## Written exercise:
Set the listing down unchanged, minus every embedded image.

# START OF Recorded information

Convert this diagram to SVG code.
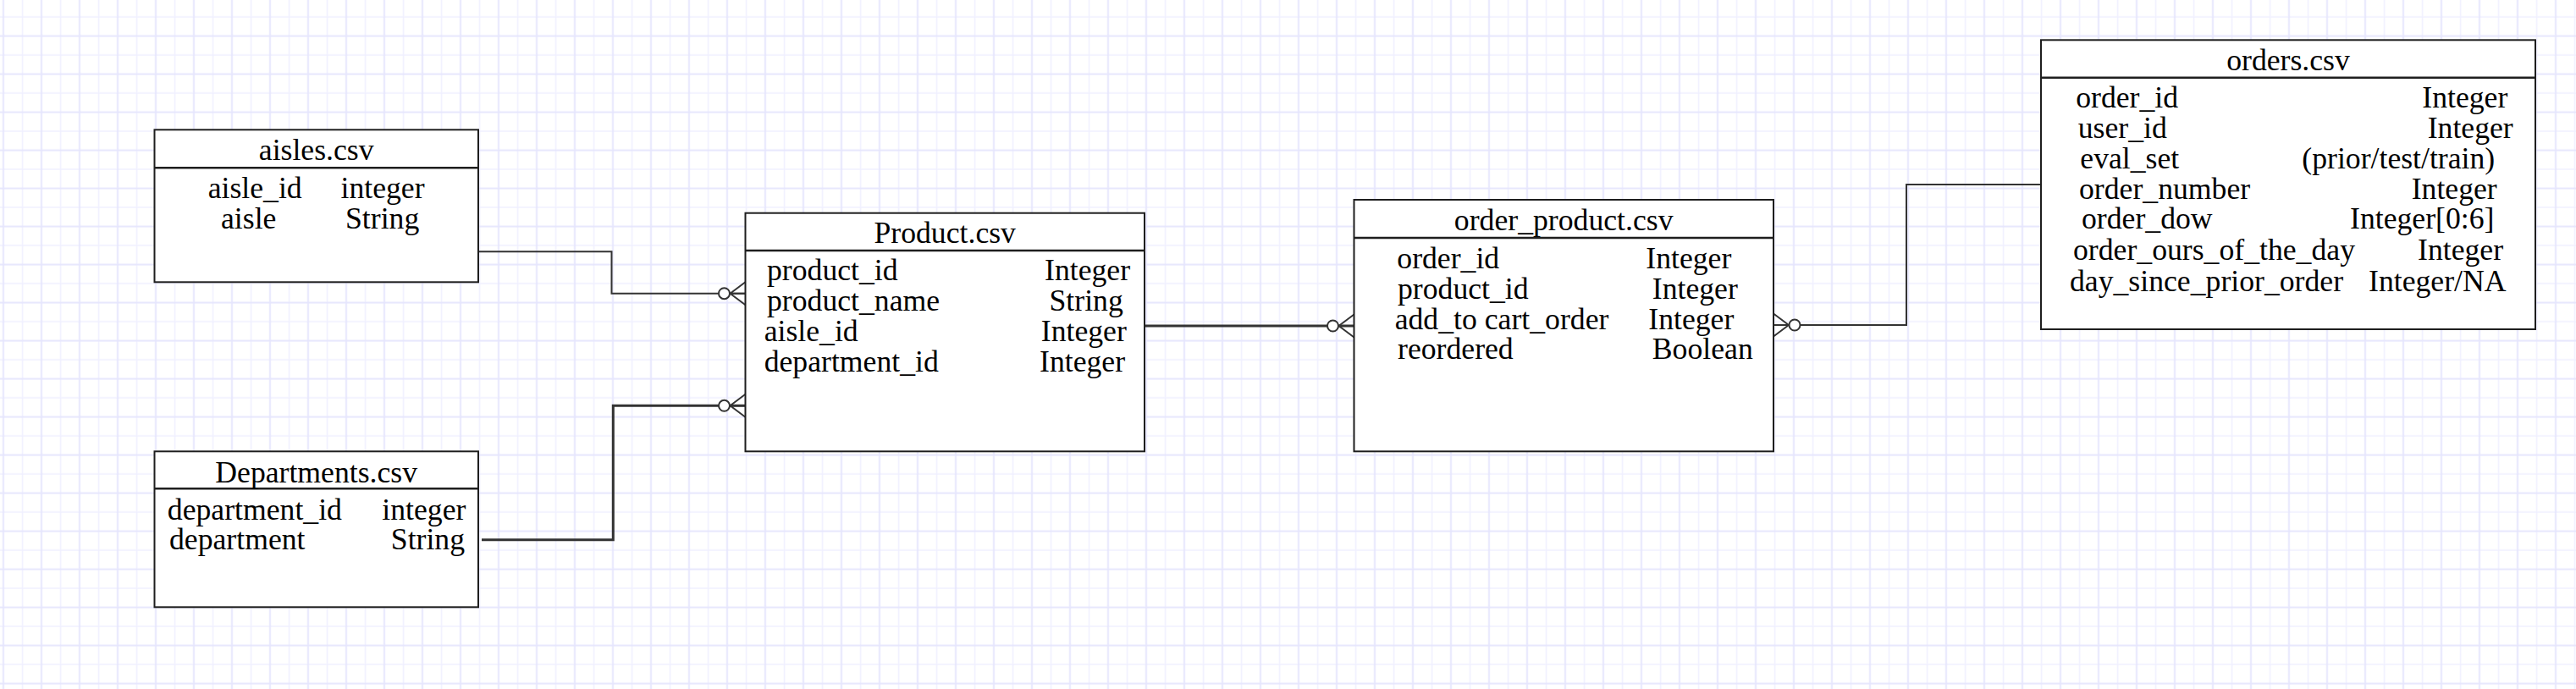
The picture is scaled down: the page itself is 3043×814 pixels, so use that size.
<svg xmlns="http://www.w3.org/2000/svg" width="3043" height="814" viewBox="0 0 3043 814">
<style>
.box{fill:#ffffff;stroke:#1e1e1e;stroke-width:2}
.hdr{stroke:#1e1e1e;stroke-width:2.5;fill:none}
.t{font-family:"Liberation Serif","Times New Roman",serif;font-size:35.7px;fill:#000}
.ttl{text-anchor:middle}
.c{fill:none;stroke:#333;stroke-width:2;marker-end:url(#zeroMany)}
.thick{stroke-width:3}
</style>
<defs>
<pattern id="grid" x="-7.25" y="8.75" width="45" height="45" patternUnits="userSpaceOnUse">
<rect x="33" y="0" width="1.5" height="45" fill="#f0f0ff"/>
<rect x="0" y="10.5" width="45" height="1.5" fill="#f0f0ff"/>
<rect x="10.25" y="0" width="2" height="45" fill="#e6e6fd"/>
<rect x="0" y="32.75" width="45" height="2" fill="#e6e6fd"/>
</pattern>
<marker id="zeroMany" viewBox="-34 -17 36 34" markerWidth="36" markerHeight="34" refX="0" refY="0" orient="auto" markerUnits="userSpaceOnUse">
<path d="M-18,0 L0,-13.5 M-18,0 L0,13.5 M-18,0 H0" fill="none" stroke="#333" stroke-width="2"/>
<circle cx="-25" cy="0" r="6.5" fill="#fff" stroke="#333" stroke-width="2"/>
</marker>
</defs>
<rect x="0" y="0" width="3043" height="814" fill="#ffffff"/>
<rect x="0" y="0" width="3043" height="814" fill="url(#grid)"/>

<g id="connectors">
<path class="c" d="M565,297.3 H722.5 V346.7 H880.5"/>
<path class="c thick" d="M569,637.7 H724.3 V479.3 H880.5"/>
<path class="c thick" d="M1352,385 H1599.5"/>
<path class="c" d="M2411,218 H2252 V384 H2095"/>
</g>

<g id="aisles" transform="translate(0,0)">
<rect class="box" x="182.5" y="153.3" width="382.5" height="180"/>
<line class="hdr" x1="182.5" y1="198.3" x2="565" y2="198.3"/>
<g transform="translate(0,2)">
<text class="t ttl" x="373.7" y="187">aisles.csv</text>
<text class="t" x="245.7" y="231.7">aisle_id</text>
<text class="t" x="402.5" y="231.7">integer</text>
<text class="t" x="261" y="268.3">aisle</text>
<text class="t" x="408" y="268.3">String</text>
</g>
</g>

<g id="departments">
<rect class="box" x="182.5" y="533.3" width="382.5" height="184"/>
<line class="hdr" x1="182.5" y1="577.3" x2="565" y2="577.3"/>
<g transform="translate(0,2)">
<text class="t ttl" x="373.7" y="567.7">Departments.csv</text>
<text class="t" x="197.8" y="611.7">department_id</text>
<text class="t" x="451.3" y="611.7">integer</text>
<text class="t" x="200" y="647.3">department</text>
<text class="t" x="461.8" y="647.3">String</text>
</g>
</g>

<g id="product">
<rect class="box" x="880.5" y="251.7" width="471.5" height="281.6"/>
<line class="hdr" x1="880.5" y1="296" x2="1352" y2="296"/>
<g transform="translate(0,2)">
<text class="t ttl" x="1116.2" y="285">Product.csv</text>
<text class="t" x="906" y="329.3">product_id</text>
<text class="t" x="1234" y="329.3">Integer</text>
<text class="t" x="906" y="365">product_name</text>
<text class="t" x="1239.5" y="365">String</text>
<text class="t" x="902.7" y="400.7">aisle_id</text>
<text class="t" x="1229.8" y="400.7">Integer</text>
<text class="t" x="902.7" y="436.7">department_id</text>
<text class="t" x="1228" y="436.7">Integer</text>
</g>
</g>

<g id="order_product">
<rect class="box" x="1599.5" y="236" width="495.5" height="297.3"/>
<line class="hdr" x1="1599.5" y1="281" x2="2095" y2="281"/>
<g transform="translate(0,2)">
<text class="t ttl" x="1847.2" y="270">order_product.csv</text>
<text class="t" x="1650.3" y="315">order_id</text>
<text class="t" x="1944.3" y="315">Integer</text>
<text class="t" x="1651" y="350.7">product_id</text>
<text class="t" x="1951.8" y="350.7">Integer</text>
<text class="t" x="1647.7" y="386.7">add_to cart_order</text>
<text class="t" x="1947.3" y="386.7">Integer</text>
<text class="t" x="1651" y="421.7">reordered</text>
<text class="t" x="1951.8" y="421.7">Boolean</text>
</g>
</g>

<g id="orders">
<rect class="box" x="2411" y="47.3" width="584" height="341.7"/>
<line class="hdr" x1="2411" y1="91.7" x2="2995" y2="91.7"/>
<g transform="translate(0,2)">
<text class="t ttl" x="2703" y="80.7">orders.csv</text>
<text class="t" x="2452.2" y="125">order_id</text>
<text class="t" x="2861.3" y="125">Integer</text>
<text class="t" x="2454.7" y="160.7">user_id</text>
<text class="t" x="2867.7" y="160.7">Integer</text>
<text class="t" x="2457.3" y="196.7">eval_set</text>
<text class="t" x="2719.3" y="196.7">(prior/test/train)</text>
<text class="t" x="2456" y="232.7">order_number</text>
<text class="t" x="2848.7" y="232.7">Integer</text>
<text class="t" x="2459" y="268.3">order_dow</text>
<text class="t" x="2776" y="268.3">Integer[0:6]</text>
<text class="t" x="2449" y="305">order_ours_of_the_day</text>
<text class="t" x="2856" y="305">Integer</text>
<text class="t" x="2445" y="341.7">day_since_prior_order</text>
<text class="t" x="2798" y="341.7">Integer/NA</text>
</g>
</g>
</svg>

# END OF Recorded information

## Task solution:
Convert this diagram to SVG code.
The picture is scaled down: the page itself is 3043×814 pixels, so use that size.
<svg xmlns="http://www.w3.org/2000/svg" width="3043" height="814" viewBox="0 0 3043 814">
<style>
.box{fill:#ffffff;stroke:#1e1e1e;stroke-width:2}
.hdr{stroke:#1e1e1e;stroke-width:2.5;fill:none}
.t{font-family:"Liberation Serif","Times New Roman",serif;font-size:35.7px;fill:#000}
.ttl{text-anchor:middle}
.c{fill:none;stroke:#333;stroke-width:2;marker-end:url(#zeroMany)}
.thick{stroke-width:3}
</style>
<defs>
<pattern id="grid" x="-7.25" y="8.75" width="45" height="45" patternUnits="userSpaceOnUse">
<rect x="33" y="0" width="1.5" height="45" fill="#f0f0ff"/>
<rect x="0" y="10.5" width="45" height="1.5" fill="#f0f0ff"/>
<rect x="10.25" y="0" width="2" height="45" fill="#e6e6fd"/>
<rect x="0" y="32.75" width="45" height="2" fill="#e6e6fd"/>
</pattern>
<marker id="zeroMany" viewBox="-34 -17 36 34" markerWidth="36" markerHeight="34" refX="0" refY="0" orient="auto" markerUnits="userSpaceOnUse">
<path d="M-18,0 L0,-13.5 M-18,0 L0,13.5 M-18,0 H0" fill="none" stroke="#333" stroke-width="2"/>
<circle cx="-25" cy="0" r="6.5" fill="#fff" stroke="#333" stroke-width="2"/>
</marker>
</defs>
<rect x="0" y="0" width="3043" height="814" fill="#ffffff"/>
<rect x="0" y="0" width="3043" height="814" fill="url(#grid)"/>

<g id="connectors">
<path class="c" d="M565,297.3 H722.5 V346.7 H880.5"/>
<path class="c thick" d="M569,637.7 H724.3 V479.3 H880.5"/>
<path class="c thick" d="M1352,385 H1599.5"/>
<path class="c" d="M2411,218 H2252 V384 H2095"/>
</g>

<g id="aisles" transform="translate(0,0)">
<rect class="box" x="182.5" y="153.3" width="382.5" height="180"/>
<line class="hdr" x1="182.5" y1="198.3" x2="565" y2="198.3"/>
<g transform="translate(0,2)">
<text class="t ttl" x="373.7" y="187">aisles.csv</text>
<text class="t" x="245.7" y="231.7">aisle_id</text>
<text class="t" x="402.5" y="231.7">integer</text>
<text class="t" x="261" y="268.3">aisle</text>
<text class="t" x="408" y="268.3">String</text>
</g>
</g>

<g id="departments">
<rect class="box" x="182.5" y="533.3" width="382.5" height="184"/>
<line class="hdr" x1="182.5" y1="577.3" x2="565" y2="577.3"/>
<g transform="translate(0,2)">
<text class="t ttl" x="373.7" y="567.7">Departments.csv</text>
<text class="t" x="197.8" y="611.7">department_id</text>
<text class="t" x="451.3" y="611.7">integer</text>
<text class="t" x="200" y="647.3">department</text>
<text class="t" x="461.8" y="647.3">String</text>
</g>
</g>

<g id="product">
<rect class="box" x="880.5" y="251.7" width="471.5" height="281.6"/>
<line class="hdr" x1="880.5" y1="296" x2="1352" y2="296"/>
<g transform="translate(0,2)">
<text class="t ttl" x="1116.2" y="285">Product.csv</text>
<text class="t" x="906" y="329.3">product_id</text>
<text class="t" x="1234" y="329.3">Integer</text>
<text class="t" x="906" y="365">product_name</text>
<text class="t" x="1239.5" y="365">String</text>
<text class="t" x="902.7" y="400.7">aisle_id</text>
<text class="t" x="1229.8" y="400.7">Integer</text>
<text class="t" x="902.7" y="436.7">department_id</text>
<text class="t" x="1228" y="436.7">Integer</text>
</g>
</g>

<g id="order_product">
<rect class="box" x="1599.5" y="236" width="495.5" height="297.3"/>
<line class="hdr" x1="1599.5" y1="281" x2="2095" y2="281"/>
<g transform="translate(0,2)">
<text class="t ttl" x="1847.2" y="270">order_product.csv</text>
<text class="t" x="1650.3" y="315">order_id</text>
<text class="t" x="1944.3" y="315">Integer</text>
<text class="t" x="1651" y="350.7">product_id</text>
<text class="t" x="1951.8" y="350.7">Integer</text>
<text class="t" x="1647.7" y="386.7">add_to cart_order</text>
<text class="t" x="1947.3" y="386.7">Integer</text>
<text class="t" x="1651" y="421.7">reordered</text>
<text class="t" x="1951.8" y="421.7">Boolean</text>
</g>
</g>

<g id="orders">
<rect class="box" x="2411" y="47.3" width="584" height="341.7"/>
<line class="hdr" x1="2411" y1="91.7" x2="2995" y2="91.7"/>
<g transform="translate(0,2)">
<text class="t ttl" x="2703" y="80.7">orders.csv</text>
<text class="t" x="2452.2" y="125">order_id</text>
<text class="t" x="2861.3" y="125">Integer</text>
<text class="t" x="2454.7" y="160.7">user_id</text>
<text class="t" x="2867.7" y="160.7">Integer</text>
<text class="t" x="2457.3" y="196.7">eval_set</text>
<text class="t" x="2719.3" y="196.7">(prior/test/train)</text>
<text class="t" x="2456" y="232.7">order_number</text>
<text class="t" x="2848.7" y="232.7">Integer</text>
<text class="t" x="2459" y="268.3">order_dow</text>
<text class="t" x="2776" y="268.3">Integer[0:6]</text>
<text class="t" x="2449" y="305">order_ours_of_the_day</text>
<text class="t" x="2856" y="305">Integer</text>
<text class="t" x="2445" y="341.7">day_since_prior_order</text>
<text class="t" x="2798" y="341.7">Integer/NA</text>
</g>
</g>
</svg>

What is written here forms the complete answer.